Quella che è stata definita la “Woodstock della poesia” sulla spiaggia libera dei romani, aveva messo insieme un cartellone con più di cento poeti da tutto il mondo e tra i quali figuravano come ospiti di punta Allen Ginsberg, Gregory Corso, William Burroughs e altri venerati maestri della beat generation. La terza serata, che aveva visto arrivare una quantità di pubblico esorbitante ed eterogenea, più vicina ai freak dei concerti rock, anche perché era previsto l’arrivo di Patti Smith (che non arrivò), che a quello di un evento poetico. Infatti la serata fu catastrofica: ben presto il pubblico assaltò il palco strappando di mano il microfono ai poeti o rumoreggiando per impedire le letture.

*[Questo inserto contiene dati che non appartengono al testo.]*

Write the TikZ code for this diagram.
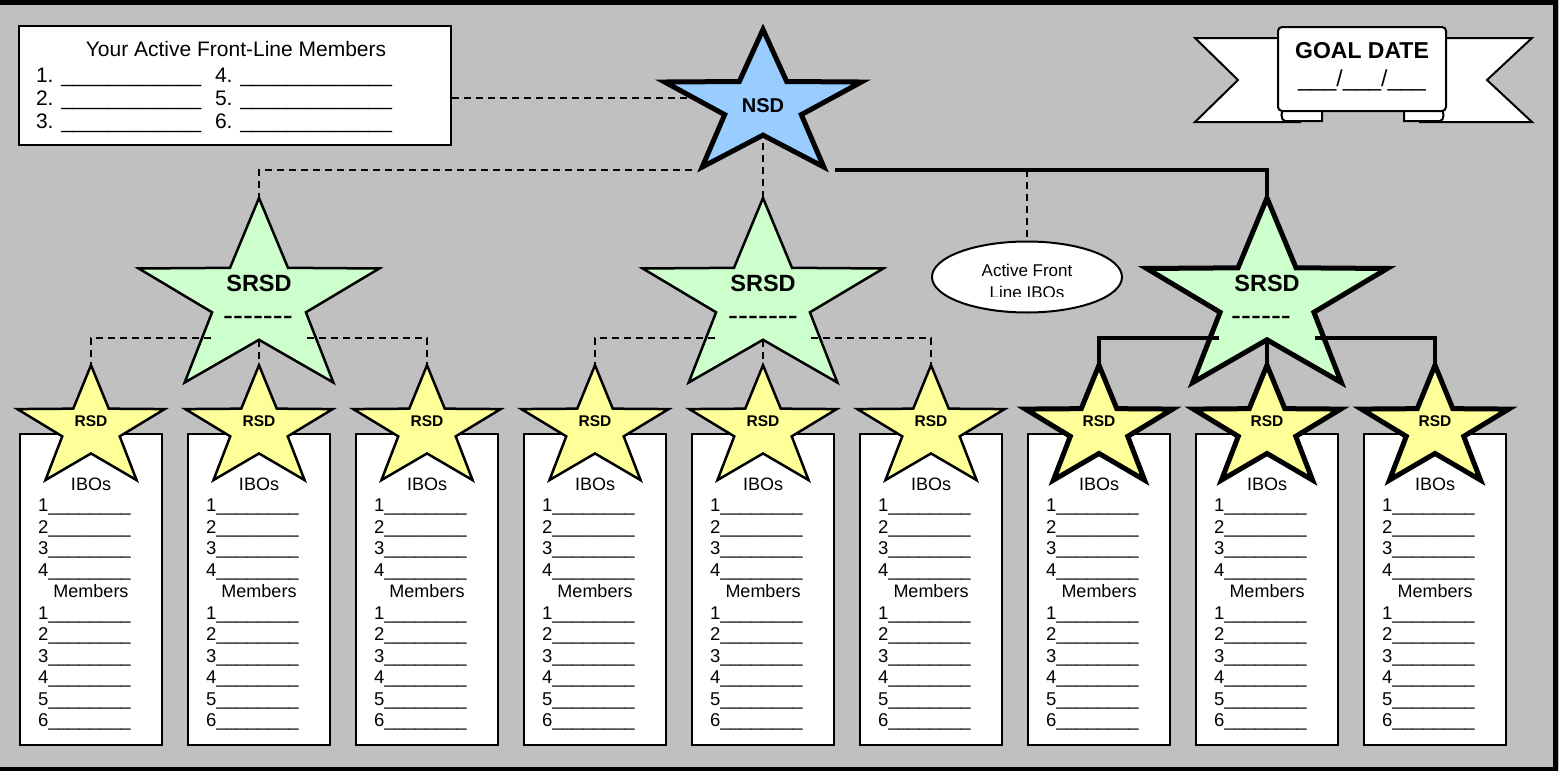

Dacia Maraini non riuscì a parlare abbandonando la scena non senza rivolgersi al pubblico, “Avete ragione, la poesia non serve a niente!”, e Dario Bellezza litigò con la platea che non lo applaudiva, molti giovani vollero salire sul palco e recitare propri versi, altri si esibivano nudi con movenze irridenti e a un certo punto si materializzò persino un’enorme pentola di minestrone, tanto che il palco cedette per il peso delle persone che pretendeva la propria razione. In quel momento stava finendo tutto, non c’era più nessun pensiero dietro quel caos. Non erano più gli anni ‘70 e non erano ancora gli ‘80, c’era solo un vuoto di senso che la poesia non poteva né colmare e nemmeno fronteggiare.

Dario Bellezza uscì da quell’esperienza ancora una volta frustrato. Lui, il “Rimbaud di Monteverde” , sullo stesso palco con gli eroi della Beat Generation avrebbe voluto essere celebrato dal pubblico e invece …
Quella sua affermazione “Mi trovo a disagio nella realtà” trova una volta di più la sua profonda ragione d’essere.
La maledetta realtà degli anni ‘80 infierirà ancora di più su Dario e sul (suo) mondo: nel 1987 scoprirà di essere sieropositivo e nove anni dopo, il 31 marzo 1996, morirà di Aids non senza essere stato sbattuto senza pietà, senza alcuna colpa, sulle pagine dei giornali rendendo pubblico il segreto che aveva faticosamente nascosto alla famiglia e alla gran parte degli amici.
Come per Braibanti, anche per Dario Bellezza vale quanto scritto da Franco Cordelli: “Il poeta crociato è anche il poeta crocefisso”.